10.Go on a spa retreat (such as Canyon Ranch).
Extreme or Easy.
The affluent are increasingly enjoying once-in-a-lifetime experiences, using their leisure time for a wide range of luxurious adventures – from exploring exotic landscapes on foot to seeing rare animals up close, getting insideraccess to an exclusive place or event and even taking part in triathlons.

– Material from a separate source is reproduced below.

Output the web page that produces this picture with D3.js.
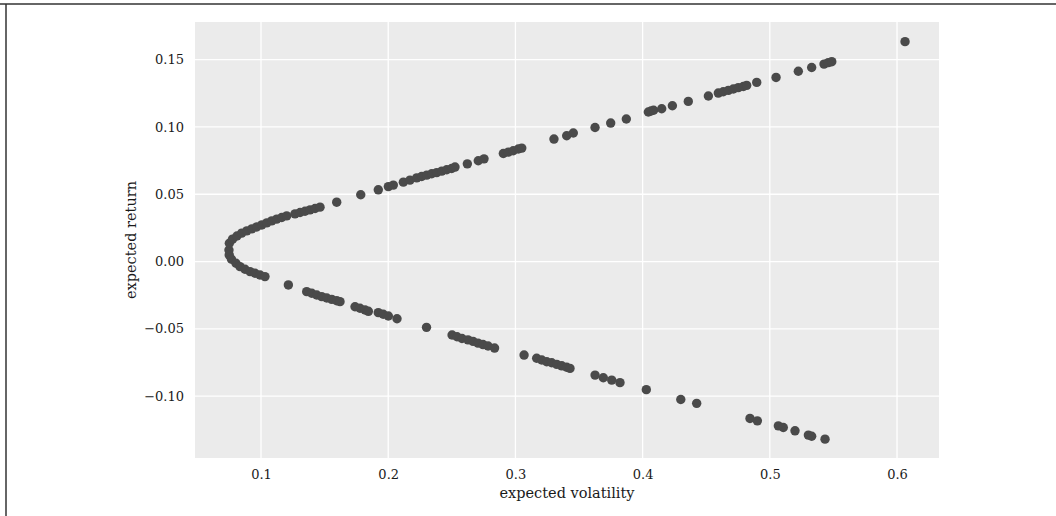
<!DOCTYPE html>
<html lang="en">
<head>
	<meta charset="utf-8">
	<title>Expected return vs volatility</title>
	<script src="https://cdn.jsdelivr.net/npm/d3@7"></script>
	<style>
		body { margin: 0; background: #fff; }
		svg text { font-family: "DejaVu Serif", serif; fill: #1a1a1a; }
	</style>
</head>
<body>
	<script>

	// portfolios: [expected volatility, expected return]
	var lowerBranch = [
		[0.0748, 0.0086], [0.0750, 0.0049], [0.0768, 0.0017], [0.0803, -0.0013], [0.0835, -0.0038],
		[0.0874, -0.0057], [0.0914, -0.0075], [0.0953, -0.0087], [0.0992, -0.0100], [0.1031, -0.0112],
		[0.1215, -0.0174], [0.1359, -0.0224], [0.1399, -0.0236], [0.1438, -0.0249], [0.1477, -0.0261],
		[0.1517, -0.0271], [0.1556, -0.0281], [0.1595, -0.0291], [0.1621, -0.0298], [0.1739, -0.0336],
		[0.1778, -0.0347], [0.1818, -0.0360], [0.1844, -0.0370], [0.1922, -0.0380], [0.1961, -0.0392],
		[0.2001, -0.0405], [0.2069, -0.0425], [0.2301, -0.0489], [0.2502, -0.0546], [0.2541, -0.0559],
		[0.2580, -0.0572], [0.2627, -0.0582], [0.2667, -0.0593], [0.2706, -0.0606], [0.2745, -0.0617],
		[0.2785, -0.0628], [0.2836, -0.0643], [0.3068, -0.0695], [0.3167, -0.0719], [0.3207, -0.0732],
		[0.3246, -0.0745], [0.3285, -0.0752], [0.3325, -0.0764], [0.3364, -0.0775], [0.3403, -0.0786],
		[0.3429, -0.0794], [0.3626, -0.0844], [0.3691, -0.0864], [0.3757, -0.0881], [0.3822, -0.0900],
		[0.4029, -0.0952], [0.4300, -0.1025], [0.4425, -0.1054], [0.4844, -0.1166], [0.4902, -0.1184],
		[0.5067, -0.1221], [0.5106, -0.1233], [0.5198, -0.1258], [0.5303, -0.1290], [0.5329, -0.1298],
		[0.5434, -0.1320]
	];

	var upperBranch = [
		[0.0751, 0.0136], [0.0776, 0.0166], [0.0811, 0.0190], [0.0848, 0.0211], [0.0888, 0.0228],
		[0.0927, 0.0243], [0.0966, 0.0257], [0.1006, 0.0272], [0.1045, 0.0287], [0.1084, 0.0302],
		[0.1123, 0.0315], [0.1163, 0.0327], [0.1202, 0.0339], [0.1267, 0.0354], [0.1307, 0.0364],
		[0.1346, 0.0374], [0.1385, 0.0384], [0.1425, 0.0394], [0.1464, 0.0404], [0.1595, 0.0441],
		[0.1784, 0.0496], [0.1922, 0.0533], [0.2001, 0.0557], [0.2040, 0.0568], [0.2119, 0.0590],
		[0.2171, 0.0605], [0.2224, 0.0622], [0.2263, 0.0632], [0.2303, 0.0642], [0.2342, 0.0652],
		[0.2381, 0.0661], [0.2421, 0.0672], [0.2460, 0.0682], [0.2499, 0.0691], [0.2525, 0.0702],
		[0.2622, 0.0726], [0.2708, 0.0749], [0.2753, 0.0763], [0.2905, 0.0803], [0.2944, 0.0813],
		[0.2983, 0.0823], [0.3023, 0.0836], [0.3050, 0.0843], [0.3303, 0.0910], [0.3403, 0.0935],
		[0.3455, 0.0955], [0.3626, 0.0996], [0.3749, 0.1029], [0.3872, 0.1059], [0.4045, 0.1111],
		[0.4066, 0.1119], [0.4086, 0.1124], [0.4150, 0.1135], [0.4234, 0.1158], [0.4359, 0.1190],
		[0.4517, 0.1230], [0.4595, 0.1252], [0.4634, 0.1262], [0.4674, 0.1272], [0.4713, 0.1282],
		[0.4752, 0.1292], [0.4792, 0.1301], [0.4818, 0.1309], [0.4897, 0.1331], [0.5049, 0.1368],
		[0.5224, 0.1414], [0.5329, 0.1442], [0.5426, 0.1467], [0.5460, 0.1478], [0.5487, 0.1485],
		[0.6063, 0.1634]
	];

	var xTicks = [0.1, 0.2, 0.3, 0.4, 0.5, 0.6];
	var yTicks = [-0.10, -0.05, 0.00, 0.05, 0.10, 0.15];
	var xDomain = [0.0481, 0.633];
	var yDomain = [-0.146, 0.178];

	var width = 1056, height = 516;
	var margin = {top: 22, right: 117, bottom: 58, left: 195};

	var svg = d3.select("body").append("svg")
		.attr("width", width)
		.attr("height", height);

	// page frame (top and left edge only)
	svg.append("line").attr("x1", 0).attr("x2", width).attr("y1", 4).attr("y2", 4)
		.attr("stroke", "#333").attr("stroke-width", 1.5);
	svg.append("line").attr("x1", 6).attr("x2", 6).attr("y1", 4).attr("y2", height)
		.attr("stroke", "#333").attr("stroke-width", 1.5);

	var x = d3.scaleLinear().domain(xDomain).range([margin.left, width - margin.right]);
	var y = d3.scaleLinear().domain(yDomain).range([height - margin.bottom, margin.top]);

	// grey panel
	svg.append("rect")
		.attr("x", x.range()[0])
		.attr("y", y.range()[1])
		.attr("width", x.range()[1] - x.range()[0])
		.attr("height", y.range()[0] - y.range()[1])
		.attr("fill", "#ebebeb");

	// grid
	svg.append("g").selectAll("line").data(xTicks).enter().append("line")
		.attr("x1", function(d) {return x(d);})
		.attr("x2", function(d) {return x(d);})
		.attr("y1", y.range()[1])
		.attr("y2", y.range()[0])
		.attr("stroke", "#fff").attr("stroke-width", 1.3);

	svg.append("g").selectAll("line").data(yTicks).enter().append("line")
		.attr("x1", x.range()[0])
		.attr("x2", x.range()[1])
		.attr("y1", function(d) {return y(d);})
		.attr("y2", function(d) {return y(d);})
		.attr("stroke", "#fff").attr("stroke-width", 1.3);

	// axes
	var xAxis = svg.append("g")
		.attr("transform", "translate(0," + (y.range()[0] + 2) + ")")
		.call(d3.axisBottom(x).tickValues(xTicks).tickFormat(d3.format(".1f")).tickSize(0).tickPadding(10));

	var yAxis = svg.append("g")
		.attr("transform", "translate(" + (x.range()[0] - 2) + ",0)")
		.call(d3.axisLeft(y).tickValues(yTicks).tickFormat(d3.format(".2f")).tickSize(0).tickPadding(9));

	[xAxis, yAxis].forEach(function(a) {
		a.select(".domain").remove();
		a.selectAll("text").attr("font-size", 13).attr("fill", "#1a1a1a")
			.attr("font-family", "'DejaVu Serif', serif");
	});

	svg.append("text")
		.attr("x", (x.range()[0] + x.range()[1]) / 2)
		.attr("y", 498)
		.attr("text-anchor", "middle")
		.attr("font-size", 14.5)
		.text("expected volatility");

	svg.append("text")
		.attr("transform", "translate(136," + ((y.range()[0] + y.range()[1]) / 2) + ") rotate(-90)")
		.attr("text-anchor", "middle")
		.attr("font-size", 14.5)
		.text("expected return");

	// points
	var points = lowerBranch.concat(upperBranch);

	svg.append("g").selectAll("circle").data(points).enter().append("circle")
		.attr("cx", function(d) {return x(d[0]);})
		.attr("cy", function(d) {return y(d[1]);})
		.attr("r", 4.7)
		.attr("fill", "#4a4a4a");

	</script>
</body>
</html>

In 2011, the first Baby Boomers turned 65, the age at which most Americans traditionally consider retirement. While their parents may have worked decades for the same organization to get the gold watch and pension, Boomers as a generation are defined by their insistence on changing – or inventing – the rules. The travel and tourism business is no exception to the rule of Boomers… and increasingly to their multigenerational tribe.
Wealth & Wellness.
Over the past 20 years, Boomers have been a key driver of the growth and expansion of luxury spas – places to indulge in sumptuous feel-good (and look-good) treatments. But the Resonance Report 2013 shows that today, with Boomers entering retirement, their interest in luxury spas is waning. The luxury spa of yesterday is evolving into the next generation’s holistic wellness resource of the future.
Technology: Getting up to Speed
Technology has transformed the lives of Americans, and the affluent are now embracing it on their own terms across a broad range of platforms. In travel, they’re increasingly using technology for every aspect of journeys: they start by researching destinations, investigating and booking hotels, staying connected on location – and even bringing branded electronic souvenirs back home.

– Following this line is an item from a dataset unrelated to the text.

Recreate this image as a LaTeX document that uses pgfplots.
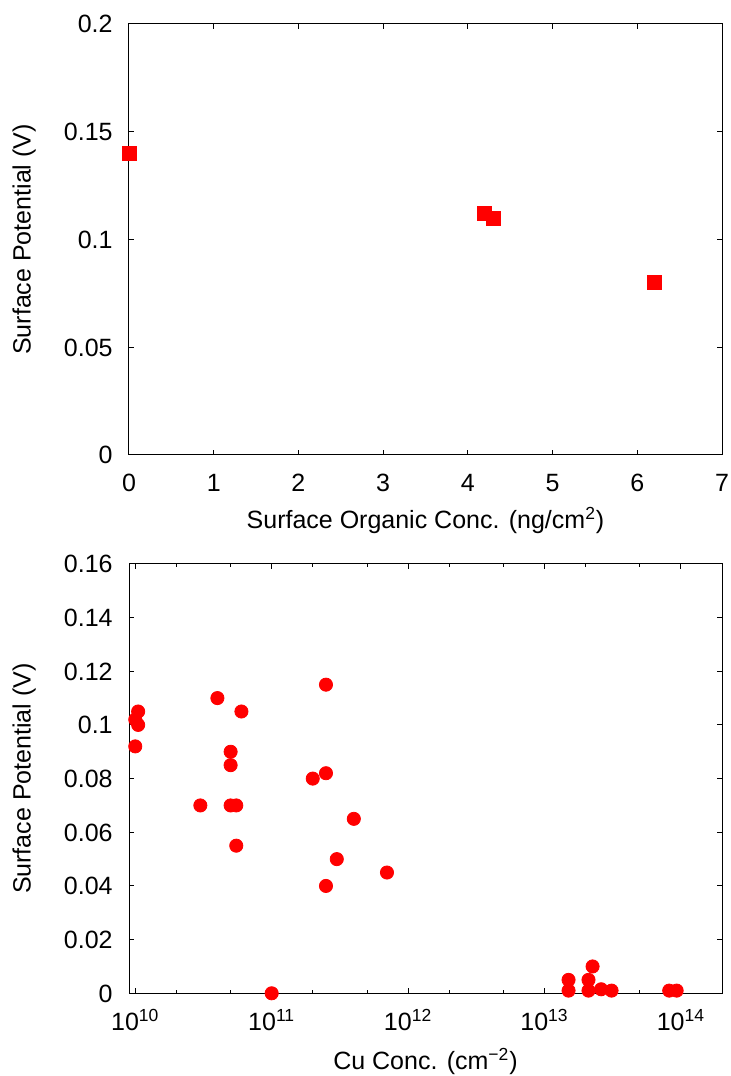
\documentclass[border=0pt]{standalone}
\usepackage{fontspec}
\setmainfont{Liberation Sans}
\usepackage{pgfplots}
\pgfplotsset{compat=1.18}
\definecolor{ptred}{RGB}{255,0,0}
\pgfplotsset{
  gstyle/.style={
    scale only axis,
    width=296.5pt,
    anchor=south west,
    clip=false,
    axis line style={black, line width=0.5pt},
    tick style={black, line width=0.5pt},
    tick align=inside,
    major tick length=2.6pt,
    minor tick length=1.5pt,
    xtick pos=both, ytick pos=both,
    xticklabel style={anchor=base, yshift=-18.5pt, inner sep=0pt},
    yticklabel style={anchor=base east, xshift=-8pt, yshift=-4.4pt, inner sep=0pt},
    every axis y label/.style={at={(axis description cs:-0.177,0.5)}, rotate=90, anchor=center},
  }
}
\begin{document}
\begin{tikzpicture}[font=\fontsize{12.5}{15}\selectfont]
\useasboundingbox (0,0) rectangle (365.5pt,538pt);
% top panel
\begin{axis}[gstyle,
  at={(64.5pt,310.5pt)},
  height=215.5pt,
  xmin=0, xmax=7, ymin=0, ymax=0.2,
  xtick={0,1,2,3,4,5,6,7},
  xticklabels={0,1,2,3,4,5,6,7},
  ytick={0,0.05,0.1,0.15,0.2},
  yticklabels={0,0.05,0.1,0.15,0.2},
  ylabel={Surface Potential (V)},
  xlabel={Surface Organic Conc. (ng/cm\textsuperscript{2})},
  every axis x label/.style={at={(axis description cs:0.5,0)}, anchor=base, yshift=-36.7pt},
]
\addplot[only marks, mark=square*, mark size=3.5pt, color=ptred] coordinates {
  (0,0.140) (4.2,0.112) (4.3,0.110) (6.2,0.080)
};
\end{axis}
% bottom panel
\begin{axis}[gstyle,
  at={(64.5pt,41.35pt)},
  height=214.7pt,
  xmode=log,
  xmin=9e9, xmax=2e14, ymin=0, ymax=0.16,
  xtick={1e10,1e11,1e12,1e13,1e14},
  xticklabels={10\textsuperscript{10},10\textsuperscript{11},10\textsuperscript{12},10\textsuperscript{13},10\textsuperscript{14}},
  minor xtick={2e10,5e10,2e11,5e11,2e12,5e12,2e13,5e13},
  ytick={0,0.02,0.04,0.06,0.08,0.1,0.12,0.14,0.16},
  yticklabels={0,0.02,0.04,0.06,0.08,0.1,0.12,0.14,0.16},
  ylabel={Surface Potential (V)},
  xlabel={Cu Conc. (cm\textsuperscript{−2})},
  every axis x label/.style={at={(axis description cs:0.5,0)}, anchor=base, yshift=-38pt},
]
\addplot[only marks, mark=*, mark size=3.3pt, color=ptred] coordinates {
  (1.0e10,0.092) (1.0e10,0.102) (1.05e10,0.105) (1.05e10,0.100)
  (4.0e10,0.110) (6.0e10,0.105) (5.0e10,0.090) (5.0e10,0.085)
  (3.0e10,0.070) (5.0e10,0.070) (5.5e10,0.070) (5.5e10,0.055)
  (2.5e11,0.115) (2.0e11,0.080) (2.5e11,0.082) (4.0e11,0.065)
  (3.0e11,0.050) (7.0e11,0.045) (2.5e11,0.040) (1.0e11,0.0)
  (1.5e13,0.005) (1.5e13,0.001) (2.1e13,0.005) (2.1e13,0.001)
  (2.25e13,0.010) (2.6e13,0.0015) (3.1e13,0.001) (8.2e13,0.001)
  (9.3e13,0.001)
};
\end{axis}
\end{tikzpicture}
\end{document}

What do you get the person who has everything? A smartphone, apparently. Among Resonance Report survey respondents, 50% placed the smartphone solidly at the top of the ‘desired goods, services and experiences’ list in 2012, while 43% said a tablet or e-reader was highly desirable, ranking it #6 (a product that did not even exist on the survey in 2008).

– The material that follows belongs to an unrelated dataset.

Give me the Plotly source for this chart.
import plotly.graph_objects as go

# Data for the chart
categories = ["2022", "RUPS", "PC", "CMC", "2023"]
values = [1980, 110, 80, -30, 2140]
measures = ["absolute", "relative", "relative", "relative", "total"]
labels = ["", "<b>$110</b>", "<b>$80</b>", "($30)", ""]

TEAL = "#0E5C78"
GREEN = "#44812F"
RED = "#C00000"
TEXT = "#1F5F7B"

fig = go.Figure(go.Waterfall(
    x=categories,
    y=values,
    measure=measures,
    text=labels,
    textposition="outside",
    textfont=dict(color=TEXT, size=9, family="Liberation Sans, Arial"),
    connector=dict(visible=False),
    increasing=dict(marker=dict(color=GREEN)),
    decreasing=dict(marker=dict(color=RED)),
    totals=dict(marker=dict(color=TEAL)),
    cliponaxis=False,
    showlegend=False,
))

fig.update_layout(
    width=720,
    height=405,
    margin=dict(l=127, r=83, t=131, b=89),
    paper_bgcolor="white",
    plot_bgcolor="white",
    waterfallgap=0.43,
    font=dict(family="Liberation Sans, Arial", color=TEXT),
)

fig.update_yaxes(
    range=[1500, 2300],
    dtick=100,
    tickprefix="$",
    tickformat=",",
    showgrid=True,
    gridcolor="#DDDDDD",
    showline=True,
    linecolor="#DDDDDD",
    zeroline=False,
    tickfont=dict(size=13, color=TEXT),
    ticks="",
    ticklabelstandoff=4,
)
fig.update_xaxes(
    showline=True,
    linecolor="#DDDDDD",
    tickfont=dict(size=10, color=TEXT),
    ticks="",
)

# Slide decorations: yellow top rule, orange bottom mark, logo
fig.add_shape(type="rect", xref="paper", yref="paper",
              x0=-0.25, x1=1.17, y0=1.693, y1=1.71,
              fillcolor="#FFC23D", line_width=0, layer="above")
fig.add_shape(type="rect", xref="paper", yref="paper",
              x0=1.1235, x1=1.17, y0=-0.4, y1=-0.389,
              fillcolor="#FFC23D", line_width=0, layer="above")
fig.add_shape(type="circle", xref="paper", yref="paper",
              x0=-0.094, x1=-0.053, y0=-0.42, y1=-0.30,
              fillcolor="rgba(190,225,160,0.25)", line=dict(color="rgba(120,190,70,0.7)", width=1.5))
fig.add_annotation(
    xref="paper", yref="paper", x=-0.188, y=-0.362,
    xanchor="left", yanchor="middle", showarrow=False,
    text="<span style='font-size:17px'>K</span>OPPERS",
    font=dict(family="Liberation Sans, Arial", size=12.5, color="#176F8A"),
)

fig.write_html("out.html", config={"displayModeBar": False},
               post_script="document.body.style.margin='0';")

Considering that there are currently 700 million smartphones in the world, used across a variety of income brackets, the smartphone is more a pleasurable tool with almost unlimited potential than what we’d traditionally consider a ‘luxury.’ What the smartphone really does for the well-off is buy the luxury of time, choice and the instant gratification to which affluents have become accustomed.
Time was, when you wanted to match up the words ‘cuisine’ with ‘affluent’, you’d conjure Gatsby-esque images of Champagne gushing from fountains and caviar by the pail. Today, affluent American travelers are noshing on local food and sipping their way through the wine countries of the world, influencing food trends as they go.
Creative Tourism involves an experience that’s hands-on – or glass-full – and brings visitors in face-to-face. contact with locals and their culture. For an affluent and conscientious post-recession traveler – as opposed to a conspicuous consumer – Creative Tourism provides some of the world’s most meaningful, memorable and personally relevant journeys.
Real Estate. A Time of Transition.
The resort real estate industry was shaken in the wake of the financial crisis. Today, resort communities must form new identities around authentic local experiences and fostering connections to family and community. At the same time, second home buyers are increasingly looking to cities over the countryside when it comes to purchasing a vacation home.